» PROBLEM TO WORK ON:
Output the material word for word. Leave each picture out.

---------------

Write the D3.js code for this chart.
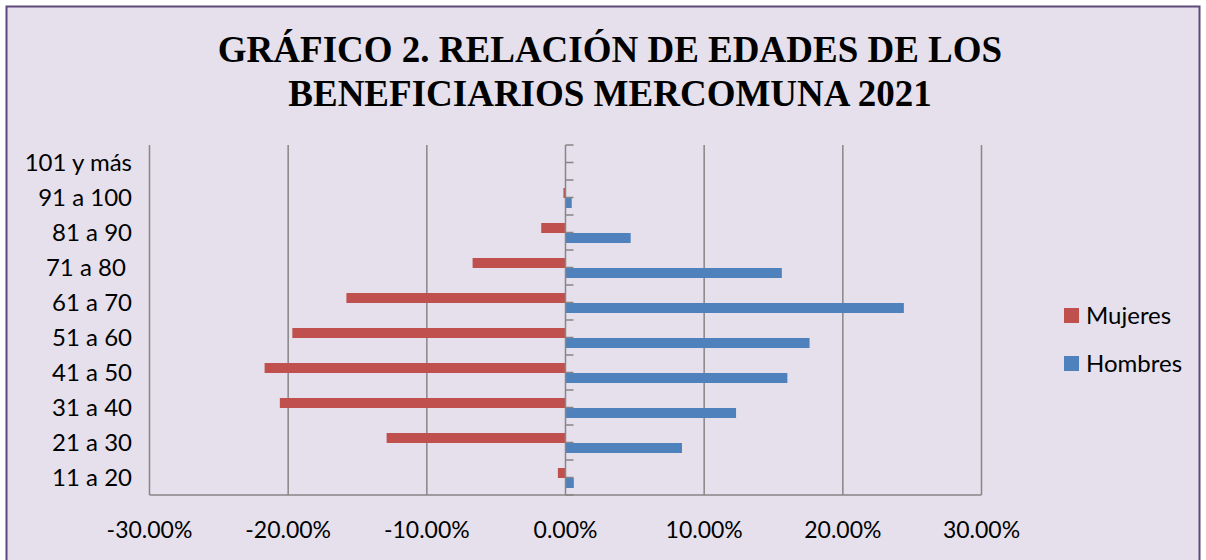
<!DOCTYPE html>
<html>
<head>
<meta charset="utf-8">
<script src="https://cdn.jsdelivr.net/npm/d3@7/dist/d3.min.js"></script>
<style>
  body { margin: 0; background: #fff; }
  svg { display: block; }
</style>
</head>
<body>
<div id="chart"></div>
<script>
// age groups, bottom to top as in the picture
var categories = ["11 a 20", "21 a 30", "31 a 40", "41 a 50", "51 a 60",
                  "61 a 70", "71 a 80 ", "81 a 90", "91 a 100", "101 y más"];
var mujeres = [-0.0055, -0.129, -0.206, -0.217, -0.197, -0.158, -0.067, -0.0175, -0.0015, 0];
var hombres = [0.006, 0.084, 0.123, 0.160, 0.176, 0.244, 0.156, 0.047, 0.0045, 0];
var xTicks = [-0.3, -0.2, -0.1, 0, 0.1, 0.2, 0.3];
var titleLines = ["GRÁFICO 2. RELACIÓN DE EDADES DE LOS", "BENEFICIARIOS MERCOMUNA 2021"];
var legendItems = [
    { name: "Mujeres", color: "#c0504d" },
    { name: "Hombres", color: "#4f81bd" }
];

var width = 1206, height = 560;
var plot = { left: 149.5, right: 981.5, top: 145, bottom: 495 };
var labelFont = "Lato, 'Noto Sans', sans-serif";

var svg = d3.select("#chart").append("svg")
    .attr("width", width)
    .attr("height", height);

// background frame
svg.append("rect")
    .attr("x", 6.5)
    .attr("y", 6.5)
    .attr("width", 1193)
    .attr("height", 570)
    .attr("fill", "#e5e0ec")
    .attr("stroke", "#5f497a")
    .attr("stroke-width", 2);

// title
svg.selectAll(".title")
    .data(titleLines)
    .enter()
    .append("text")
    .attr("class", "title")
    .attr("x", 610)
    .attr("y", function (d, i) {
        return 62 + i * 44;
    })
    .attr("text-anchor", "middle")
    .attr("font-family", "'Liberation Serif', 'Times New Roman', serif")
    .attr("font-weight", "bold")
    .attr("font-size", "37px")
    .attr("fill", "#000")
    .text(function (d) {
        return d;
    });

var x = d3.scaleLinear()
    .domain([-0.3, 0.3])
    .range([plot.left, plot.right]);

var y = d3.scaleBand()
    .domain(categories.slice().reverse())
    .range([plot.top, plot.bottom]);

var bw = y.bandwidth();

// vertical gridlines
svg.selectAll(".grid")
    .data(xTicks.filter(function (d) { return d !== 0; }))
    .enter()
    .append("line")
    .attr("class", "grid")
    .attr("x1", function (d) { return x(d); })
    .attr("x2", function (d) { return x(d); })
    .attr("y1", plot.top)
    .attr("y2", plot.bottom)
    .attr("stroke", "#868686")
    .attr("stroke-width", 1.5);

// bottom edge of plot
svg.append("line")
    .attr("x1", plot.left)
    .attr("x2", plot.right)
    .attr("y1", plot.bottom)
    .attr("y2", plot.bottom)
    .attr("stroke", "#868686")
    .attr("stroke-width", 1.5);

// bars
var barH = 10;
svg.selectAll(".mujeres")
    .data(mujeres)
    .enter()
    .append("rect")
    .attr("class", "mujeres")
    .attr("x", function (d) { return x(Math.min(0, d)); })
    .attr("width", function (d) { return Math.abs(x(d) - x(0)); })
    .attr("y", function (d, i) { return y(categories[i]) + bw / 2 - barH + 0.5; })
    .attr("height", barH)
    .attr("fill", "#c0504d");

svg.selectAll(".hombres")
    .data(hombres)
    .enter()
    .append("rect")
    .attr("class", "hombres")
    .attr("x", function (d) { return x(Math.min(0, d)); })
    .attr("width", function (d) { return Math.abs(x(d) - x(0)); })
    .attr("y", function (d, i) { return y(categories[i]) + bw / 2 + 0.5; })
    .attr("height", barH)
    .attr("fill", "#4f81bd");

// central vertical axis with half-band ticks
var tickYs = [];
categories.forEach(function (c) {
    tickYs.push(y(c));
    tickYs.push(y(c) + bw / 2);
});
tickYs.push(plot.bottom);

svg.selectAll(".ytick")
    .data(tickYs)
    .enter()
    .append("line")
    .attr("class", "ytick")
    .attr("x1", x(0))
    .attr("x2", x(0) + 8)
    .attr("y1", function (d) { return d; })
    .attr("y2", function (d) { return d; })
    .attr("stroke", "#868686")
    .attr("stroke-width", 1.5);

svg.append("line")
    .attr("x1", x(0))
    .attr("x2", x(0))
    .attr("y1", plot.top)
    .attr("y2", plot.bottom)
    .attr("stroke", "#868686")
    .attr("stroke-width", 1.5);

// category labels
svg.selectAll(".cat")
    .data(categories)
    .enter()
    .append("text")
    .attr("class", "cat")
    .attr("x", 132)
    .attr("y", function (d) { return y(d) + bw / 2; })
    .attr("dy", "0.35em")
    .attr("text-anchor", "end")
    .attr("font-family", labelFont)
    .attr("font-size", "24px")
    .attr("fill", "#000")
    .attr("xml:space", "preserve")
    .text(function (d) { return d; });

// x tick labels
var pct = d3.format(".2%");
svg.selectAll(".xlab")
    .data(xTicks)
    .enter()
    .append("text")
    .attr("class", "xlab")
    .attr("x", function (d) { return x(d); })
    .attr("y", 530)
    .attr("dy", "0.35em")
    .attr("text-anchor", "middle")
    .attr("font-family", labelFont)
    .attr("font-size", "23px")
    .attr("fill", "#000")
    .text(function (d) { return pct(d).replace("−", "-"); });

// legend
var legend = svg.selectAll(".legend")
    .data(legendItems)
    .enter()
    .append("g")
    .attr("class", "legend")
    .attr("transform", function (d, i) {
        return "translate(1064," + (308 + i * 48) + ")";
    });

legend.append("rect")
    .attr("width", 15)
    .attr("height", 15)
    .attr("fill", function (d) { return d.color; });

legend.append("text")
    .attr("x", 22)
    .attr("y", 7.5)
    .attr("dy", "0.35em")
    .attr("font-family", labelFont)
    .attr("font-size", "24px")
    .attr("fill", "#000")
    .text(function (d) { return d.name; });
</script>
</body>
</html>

---------------

» WRITTEN ANSWER:
Write the D3.js code for this chart.
<!DOCTYPE html>
<html>
<head>
<meta charset="utf-8">
<script src="https://cdn.jsdelivr.net/npm/d3@7/dist/d3.min.js"></script>
<style>
  body { margin: 0; background: #fff; }
  svg { display: block; }
</style>
</head>
<body>
<div id="chart"></div>
<script>
// age groups, bottom to top as in the picture
var categories = ["11 a 20", "21 a 30", "31 a 40", "41 a 50", "51 a 60",
                  "61 a 70", "71 a 80 ", "81 a 90", "91 a 100", "101 y más"];
var mujeres = [-0.0055, -0.129, -0.206, -0.217, -0.197, -0.158, -0.067, -0.0175, -0.0015, 0];
var hombres = [0.006, 0.084, 0.123, 0.160, 0.176, 0.244, 0.156, 0.047, 0.0045, 0];
var xTicks = [-0.3, -0.2, -0.1, 0, 0.1, 0.2, 0.3];
var titleLines = ["GRÁFICO 2. RELACIÓN DE EDADES DE LOS", "BENEFICIARIOS MERCOMUNA 2021"];
var legendItems = [
    { name: "Mujeres", color: "#c0504d" },
    { name: "Hombres", color: "#4f81bd" }
];

var width = 1206, height = 560;
var plot = { left: 149.5, right: 981.5, top: 145, bottom: 495 };
var labelFont = "Lato, 'Noto Sans', sans-serif";

var svg = d3.select("#chart").append("svg")
    .attr("width", width)
    .attr("height", height);

// background frame
svg.append("rect")
    .attr("x", 6.5)
    .attr("y", 6.5)
    .attr("width", 1193)
    .attr("height", 570)
    .attr("fill", "#e5e0ec")
    .attr("stroke", "#5f497a")
    .attr("stroke-width", 2);

// title
svg.selectAll(".title")
    .data(titleLines)
    .enter()
    .append("text")
    .attr("class", "title")
    .attr("x", 610)
    .attr("y", function (d, i) {
        return 62 + i * 44;
    })
    .attr("text-anchor", "middle")
    .attr("font-family", "'Liberation Serif', 'Times New Roman', serif")
    .attr("font-weight", "bold")
    .attr("font-size", "37px")
    .attr("fill", "#000")
    .text(function (d) {
        return d;
    });

var x = d3.scaleLinear()
    .domain([-0.3, 0.3])
    .range([plot.left, plot.right]);

var y = d3.scaleBand()
    .domain(categories.slice().reverse())
    .range([plot.top, plot.bottom]);

var bw = y.bandwidth();

// vertical gridlines
svg.selectAll(".grid")
    .data(xTicks.filter(function (d) { return d !== 0; }))
    .enter()
    .append("line")
    .attr("class", "grid")
    .attr("x1", function (d) { return x(d); })
    .attr("x2", function (d) { return x(d); })
    .attr("y1", plot.top)
    .attr("y2", plot.bottom)
    .attr("stroke", "#868686")
    .attr("stroke-width", 1.5);

// bottom edge of plot
svg.append("line")
    .attr("x1", plot.left)
    .attr("x2", plot.right)
    .attr("y1", plot.bottom)
    .attr("y2", plot.bottom)
    .attr("stroke", "#868686")
    .attr("stroke-width", 1.5);

// bars
var barH = 10;
svg.selectAll(".mujeres")
    .data(mujeres)
    .enter()
    .append("rect")
    .attr("class", "mujeres")
    .attr("x", function (d) { return x(Math.min(0, d)); })
    .attr("width", function (d) { return Math.abs(x(d) - x(0)); })
    .attr("y", function (d, i) { return y(categories[i]) + bw / 2 - barH + 0.5; })
    .attr("height", barH)
    .attr("fill", "#c0504d");

svg.selectAll(".hombres")
    .data(hombres)
    .enter()
    .append("rect")
    .attr("class", "hombres")
    .attr("x", function (d) { return x(Math.min(0, d)); })
    .attr("width", function (d) { return Math.abs(x(d) - x(0)); })
    .attr("y", function (d, i) { return y(categories[i]) + bw / 2 + 0.5; })
    .attr("height", barH)
    .attr("fill", "#4f81bd");

// central vertical axis with half-band ticks
var tickYs = [];
categories.forEach(function (c) {
    tickYs.push(y(c));
    tickYs.push(y(c) + bw / 2);
});
tickYs.push(plot.bottom);

svg.selectAll(".ytick")
    .data(tickYs)
    .enter()
    .append("line")
    .attr("class", "ytick")
    .attr("x1", x(0))
    .attr("x2", x(0) + 8)
    .attr("y1", function (d) { return d; })
    .attr("y2", function (d) { return d; })
    .attr("stroke", "#868686")
    .attr("stroke-width", 1.5);

svg.append("line")
    .attr("x1", x(0))
    .attr("x2", x(0))
    .attr("y1", plot.top)
    .attr("y2", plot.bottom)
    .attr("stroke", "#868686")
    .attr("stroke-width", 1.5);

// category labels
svg.selectAll(".cat")
    .data(categories)
    .enter()
    .append("text")
    .attr("class", "cat")
    .attr("x", 132)
    .attr("y", function (d) { return y(d) + bw / 2; })
    .attr("dy", "0.35em")
    .attr("text-anchor", "end")
    .attr("font-family", labelFont)
    .attr("font-size", "24px")
    .attr("fill", "#000")
    .attr("xml:space", "preserve")
    .text(function (d) { return d; });

// x tick labels
var pct = d3.format(".2%");
svg.selectAll(".xlab")
    .data(xTicks)
    .enter()
    .append("text")
    .attr("class", "xlab")
    .attr("x", function (d) { return x(d); })
    .attr("y", 530)
    .attr("dy", "0.35em")
    .attr("text-anchor", "middle")
    .attr("font-family", labelFont)
    .attr("font-size", "23px")
    .attr("fill", "#000")
    .text(function (d) { return pct(d).replace("−", "-"); });

// legend
var legend = svg.selectAll(".legend")
    .data(legendItems)
    .enter()
    .append("g")
    .attr("class", "legend")
    .attr("transform", function (d, i) {
        return "translate(1064," + (308 + i * 48) + ")";
    });

legend.append("rect")
    .attr("width", 15)
    .attr("height", 15)
    .attr("fill", function (d) { return d.color; });

legend.append("text")
    .attr("x", 22)
    .attr("y", 7.5)
    .attr("dy", "0.35em")
    .attr("font-family", labelFont)
    .attr("font-size", "24px")
    .attr("fill", "#000")
    .text(function (d) { return d.name; });
</script>
</body>
</html>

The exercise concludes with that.